Problem to work on
Reply with one number: how many lines contain the word "document".

Extracted information
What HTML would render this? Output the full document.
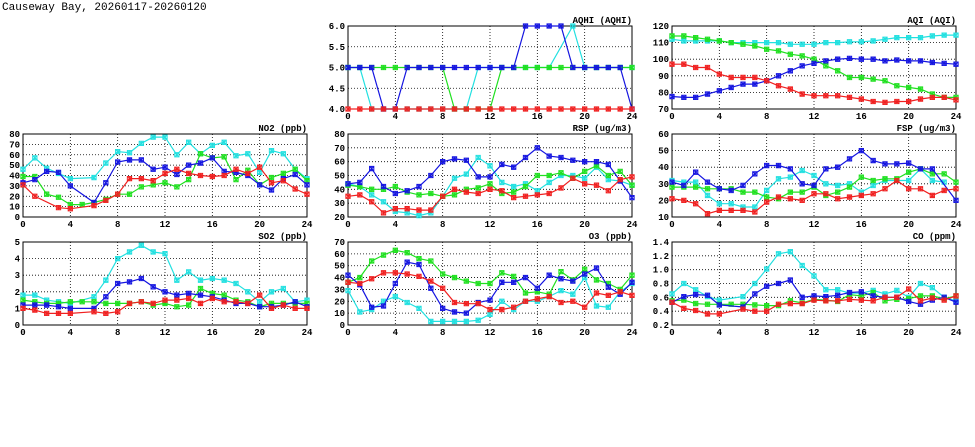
<!DOCTYPE html>
<html><head><meta charset="utf-8"><style>
body{margin:0;background:#fff;width:975px;height:447px;overflow:hidden}
svg{display:block}
text{font-family:"Liberation Mono","DejaVu Sans Mono",monospace;font-size:9px;font-weight:bold;fill:#000}
</style></head><body>
<svg id="c" width="975" height="447">
<text x="2" y="10" style="font-size:11px;font-weight:normal">Causeway Bay, 20260117-20260120</text>
</svg>
<script>
const hours = [0,1,2,3,4,5,6,7,8,9,10,11,12,13,14,15,16,17,18,19,20,21,22,23,24];
const xTicks = [0,4,8,12,16,20,24];
const seriesColors = ["#22e0e0","#20e020","#1515e0","#f02020"];
const seriesNames = ["cyan","green","blue","red"];

const aqhiCyan = [5,5,4,4,4,4,4,4,4,4,4,5,5,5,5,5,5,5,null,6,5,5,5,5,5];
const aqhiGreen = [5,5,5,5,5,5,5,5,5,4,4,4,4,5,5,5,5,5,5,5,5,5,5,5,5];
const aqhiBlue = [5,5,5,4,4,5,5,5,5,5,5,5,5,5,5,6,6,6,6,5,5,5,5,5,4];
const aqhiRed = [4,4,4,4,4,4,4,4,4,4,4,4,4,4,4,4,4,4,4,4,4,4,4,4,4];
const aqhiTicks = [4.0,4.5,5.0,5.5,6.0];

const aqiCyan = [112,111,111,111,111,110,110,110,110,110,109,109,109,110,110,110.5,110.5,111,112,113,113,113,114,114.5,114.5];
const aqiGreen = [114,114,113,112,111,110,109,108,106,105,103,102,100,96,93,89,89,88,87,84,83,82,79,77,77];
const aqiBlue = [77.5,77,77,79,81,83,85,85,87,90,93,96,97.5,99,100,100.5,100,100,99,99.5,99,99,98,97.5,97];
const aqiRed = [97,97,95,95,91,89,89,89,87,84,82,79,78,78,78,77,76,74.5,74,74.5,74.5,76,77,77,75.5];
const aqiTicks = [70,80,90,100,110,120];

const no2Cyan = [46,57,47,42,37,null,38,52,63,62,71,77,77,60,72,61,69,72,59,61,43,64,61,46,37];
const no2Green = [39,39,22,19,12,12,14,17,22,22,29,31,33,29,36,61,57,58,36,45,31,38,42,46,35];
const no2Blue = [33,36,44,43,30,null,14,33,53,55,55,46,48,41,50,52,57,44,43,40,31,26,37,41,31];
const no2Red = [31,20,null,9,8,null,11,16,22,37,37,35,42,46,42,40,39,40,46,42,48,33,35,27,22];
const no2Ticks = [0,10,20,30,40,50,60,70,80];

const rspCyan = [44,42,36,31,24,23,21,23,35,48,51,63,57,45,42,44,39,45,50,50,48,56,47,46,43];
const rspGreen = [43,42,40,40,42,38,36,37,35,36,40,41,44,37,38,42,50,50,52,48,53,57,50,53,43];
const rspBlue = [44,45,55,42,37,39,42,50,60,62,61,49,49,58,56,63,70,64,63,61,60,60,58,46,34];
const rspRed = [35,36,31,23,26,26,25,25,35,40,38,37,40,39,34,35,36,37,41,48,44,43,39,47,49];
const rspTicks = [20,30,40,50,60,70,80];

const fspCyan = [32,31,31,23,18,18,16,16,26,33,34,38,35,30,29,30,25,29,32,32,32,39,32,31,null];
const fspGreen = [28,28,28,27,27,27,25,25,22,21,25,25,28,23,25,28,34,32,33,33,37,39,36,36,31];
const fspBlue = [31,29,37,31,27,26,29,36,41,41,39,30,29,39,40,45,50,44,42,42,42.5,39,39,null,20];
const fspRed = [21,20,18,12,14,14,14,13,19,22,21,20,24,24,21,22,23,24,27,32,27,27,23,26,27];
const fspTicks = [10,20,30,40,50,60];

const so2Cyan = [1.8,1.8,1.5,1.4,1.3,null,1.7,2.7,4.0,4.4,4.8,4.4,4.3,2.7,3.2,2.7,2.8,2.7,2.5,2.0,1.4,2.0,2.2,1.4,1.5];
const so2Green = [1.5,1.4,1.3,1.3,1.4,1.4,1.4,1.3,1.3,1.3,1.4,1.2,1.3,1.1,1.2,2.2,1.9,1.8,1.5,1.4,1.1,1.3,1.3,1.3,1.3];
const so2Blue = [1.2,1.2,1.2,1.1,1.0,null,1.0,1.7,2.5,2.6,2.8,2.3,2.0,1.8,1.9,1.8,1.7,1.5,1.3,1.3,1.1,1.1,1.2,1.4,1.1];
const so2Red = [1.0,0.9,0.7,0.7,0.7,null,0.8,0.7,0.8,1.3,1.4,1.3,1.5,1.5,1.6,1.3,1.6,1.4,1.4,1.3,1.8,1.0,1.2,1.0,1.0];
const so2Ticks = [0,1,2,3,4,5];

const o3Cyan = [29,11,13,20,24,19,14,3,3,3,3,4,9,20,13,20,20,24,29,26,40,16,15,28,35];
const o3Green = [36,40,54,59,63,61,56,54,43,40,37,35,35,44,41,27,28,26,45,38,47,38,35,30,42];
const o3Blue = [42,34,15,16,35,53,51,31,14,11,10,19,21,36,36,40,31,42,39,37,43,48,32,26,36];
const o3Red = [36,35,39,44,44,43,41,37,31,19,18,18,13,13,15,20,22,24,19,20,15,27,25,28,25];
const o3Ticks = [0,10,20,30,40,50,60,70];

const coCyan = [0.65,0.8,0.71,0.61,0.56,null,0.61,0.8,1.01,1.23,1.26,1.06,0.91,0.71,0.71,0.66,0.66,0.7,0.65,0.7,0.6,0.8,0.74,0.6,0.55];
const coGreen = [0.55,0.56,0.51,0.5,0.5,0.5,0.5,0.49,0.48,0.48,0.55,0.52,0.57,0.56,0.54,0.64,0.62,0.67,0.55,0.57,0.58,0.62,0.62,0.58,0.62];
const coBlue = [0.53,0.61,0.64,0.63,0.49,null,0.46,0.65,0.76,0.8,0.85,0.6,0.62,0.61,0.63,0.67,0.68,0.62,0.6,0.6,0.54,0.5,0.56,0.6,0.53];
const coRed = [0.53,0.44,0.41,0.36,0.36,null,0.43,0.4,0.4,0.5,0.51,0.51,0.56,0.55,0.55,0.57,0.56,0.55,0.6,0.6,0.72,0.55,0.59,0.56,0.62];
const coTicks = [0.2,0.4,0.6,0.8,1.0,1.2,1.4];

const NS = "http://www.w3.org/2000/svg";
const svg = document.getElementById("c");
function mk(tag, attrs, parent){const e=document.createElementNS(NS,tag);for(const k in attrs)e.setAttribute(k,attrs[k]);(parent||svg).appendChild(e);return e;}

function panel(key,title,L,T,ticks,dec,series){
  const R=L+284,B=T+83;
  const ymin=ticks[0],ymax=ticks[ticks.length-1];
  const xs=h=>L+(h/24)*(R-L);
  const ys=v=>B-(v-ymin)/(ymax-ymin)*(B-T);
  const g=mk("g",{});
  
  
  ticks.forEach(t=>{
    const y=ys(t);
    if(t!==ymin&&t!==ymax){const gl=mk("line",{x1:L,x2:R,y1:y,y2:y,stroke:"#000","stroke-width":0.8,"stroke-dasharray":"1,2"},g);
      }
    const tx=mk("text",{x:L-3,y:y+3,"text-anchor":"end"},g);tx.textContent=t.toFixed(dec);
    
  });
  xTicks.forEach(t=>{
    const x=xs(t);
    if(t!==0&&t!==24){const gl=mk("line",{x1:x,x2:x,y1:T,y2:B,stroke:"#000","stroke-width":0.8,"stroke-dasharray":"1,2"},g);
      }
    const tx=mk("text",{x:x,y:B+10,"text-anchor":"middle"},g);tx.textContent=t;
    
  });
  const fr=mk("rect",{x:L,y:T,width:R-L,height:B-T,fill:"none",stroke:"#000","stroke-width":1},g);
  
  const tt=mk("text",{x:R,y:T-3,"text-anchor":"end"},g);tt.textContent=title;
  
  series.forEach((vals,si)=>{
    const col=seriesColors[si];
    const pts=[];hours.forEach((h,i)=>{if(vals[i]!==null)pts.push([xs(h),ys(vals[i])]);});
    const pl=mk("polyline",{points:pts.map(p=>p[0].toFixed(1)+","+p[1].toFixed(1)).join(" "),fill:"none",stroke:col,"stroke-width":1.2},g);
    
    
    pts.forEach(p=>{
      const s=2.2;
      const m=mk("path",{d:`M${p[0]-s},${p[1]-s}h${2*s}v${2*s}h${-2*s}z M${p[0]-s},${p[1]-s}L${p[0]+s},${p[1]+s}M${p[0]+s},${p[1]-s}L${p[0]-s},${p[1]+s}M${p[0]},${p[1]-s}V${p[1]+s}`,fill:col,"fill-opacity":0.2,stroke:col,"stroke-width":0.9},g);
      
      
    });
  });
}
panel("aqhi","AQHI (AQHI)",348,26,aqhiTicks,1,[aqhiCyan,aqhiGreen,aqhiBlue,aqhiRed]);
panel("aqi","AQI (AQI)",672,26,aqiTicks,0,[aqiCyan,aqiGreen,aqiBlue,aqiRed]);
panel("no2","NO2 (ppb)",23,134,no2Ticks,0,[no2Cyan,no2Green,no2Blue,no2Red]);
panel("rsp","RSP (ug/m3)",348,134,rspTicks,0,[rspCyan,rspGreen,rspBlue,rspRed]);
panel("fsp","FSP (ug/m3)",672,134,fspTicks,0,[fspCyan,fspGreen,fspBlue,fspRed]);
panel("so2","SO2 (ppb)",23,242,so2Ticks,0,[so2Cyan,so2Green,so2Blue,so2Red]);
panel("o3","O3 (ppb)",348,242,o3Ticks,0,[o3Cyan,o3Green,o3Blue,o3Red]);
panel("co","CO (ppm)",672,242,coTicks,1,[coCyan,coGreen,coBlue,coRed]);
</script>
</body></html>
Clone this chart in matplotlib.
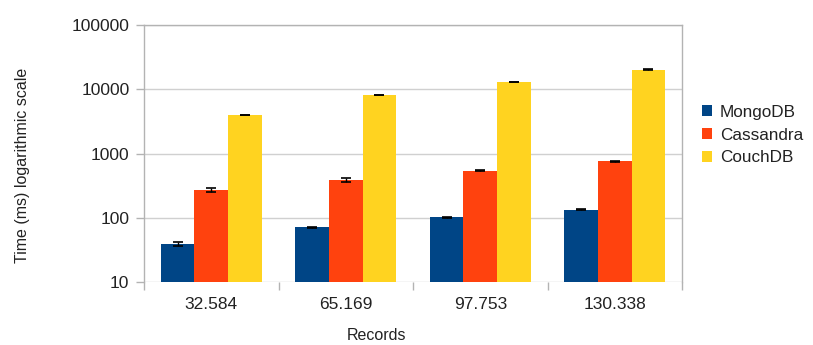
import matplotlib
matplotlib.use("Agg")
import matplotlib.pyplot as plt
from matplotlib.ticker import FixedLocator, NullFormatter, FixedFormatter, NullLocator
from matplotlib.patches import Patch
import numpy as np

plt.rcParams['font.family'] = ['Liberation Sans', 'DejaVu Sans']

# Query times (ms) per record count
records = ["32.584", "65.169", "97.753", "130.338"]
series_names = ["MongoDB", "Cassandra", "CouchDB"]
mongodb = [38.7, 71, 102, 133]
cassandra = [271, 391, 541, 760]
couchdb = [3965, 8075, 12970, 20150]
mongodb_err = [2.5, 2, 2.5, 3]
cassandra_err = [20, 30, 12, 15]
couchdb_err = [60, 60, 200, 300]
colors = ["#004586", "#ff420e", "#ffd320"]
y_ticks = [10, 100, 1000, 10000, 100000]

W, H = 813, 345
fig = plt.figure(figsize=(W / 100, H / 100), dpi=100)
ax = fig.add_axes([144 / W, 1 - 282 / H, 538 / W, 257 / H])

values = [mongodb, cassandra, couchdb]
errors = [mongodb_err, cassandra_err, couchdb_err]
bar_w = 0.25
centers = np.arange(len(records)) + 0.5
for k, (vals, errs, c) in enumerate(zip(values, errors, colors)):
    x = centers + (k - 1) * bar_w
    ax.bar(x, vals, width=bar_w, color=c, zorder=3, bottom=0)
    ax.errorbar(x, vals, yerr=errs, fmt='none', ecolor='black',
                elinewidth=1.0, capsize=3.5, capthick=1.2, zorder=4)

ax.set_yscale('log')
ax.set_ylim(10, 100000)
ax.set_xlim(0, len(records))

grid_c = '#b3b3b3'
ax.yaxis.set_major_locator(FixedLocator(y_ticks))
ax.yaxis.set_major_formatter(FixedFormatter([str(v) for v in y_ticks]))
ax.yaxis.set_minor_locator(NullLocator())
ax.grid(axis='y', color='#d0d0d0', linewidth=1.0, zorder=0)
ax.set_axisbelow(True)

ax.xaxis.set_major_locator(FixedLocator(np.arange(len(records) + 1)))
ax.xaxis.set_major_formatter(NullFormatter())
ax.xaxis.set_minor_locator(FixedLocator(centers))
ax.xaxis.set_minor_formatter(FixedFormatter(records))

ax.tick_params(axis='y', which='major', length=5.5, width=1, color=grid_c,
               pad=5, labelsize=12.5, labelcolor='#222222')
ax.tick_params(axis='x', which='major', length=6, width=1, color=grid_c)
ax.tick_params(axis='x', which='minor', length=0, pad=11,
               labelsize=12.5, labelcolor='#222222')

for side in ['left', 'right', 'top']:
    ax.spines[side].set_color(grid_c)
    ax.spines[side].set_linewidth(1.0)
ax.spines['bottom'].set_visible(False)

fig.text(23 / W, 1 - 165 / H, "Time (ms) logarithmic scale", rotation=90,
         ha='center', va='center', fontsize=11.5, color='#222222')
fig.text(376 / W, 1 - 328 / H, "Records", ha='center', va='top',
         fontsize=11.5, color='#222222')

handles = [Patch(facecolor=c, edgecolor='none') for c in colors]
fig.legend(handles, series_names, loc='center left',
           bbox_to_anchor=(697 / W, 1 - 135 / H), frameon=False,
           fontsize=12.3, handlelength=0.6, handleheight=0.6,
           handletextpad=0.45, labelspacing=0.45, labelcolor='#222222',
           borderaxespad=0, borderpad=0.3)

fig.savefig("out.png", dpi=100)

Task answer
3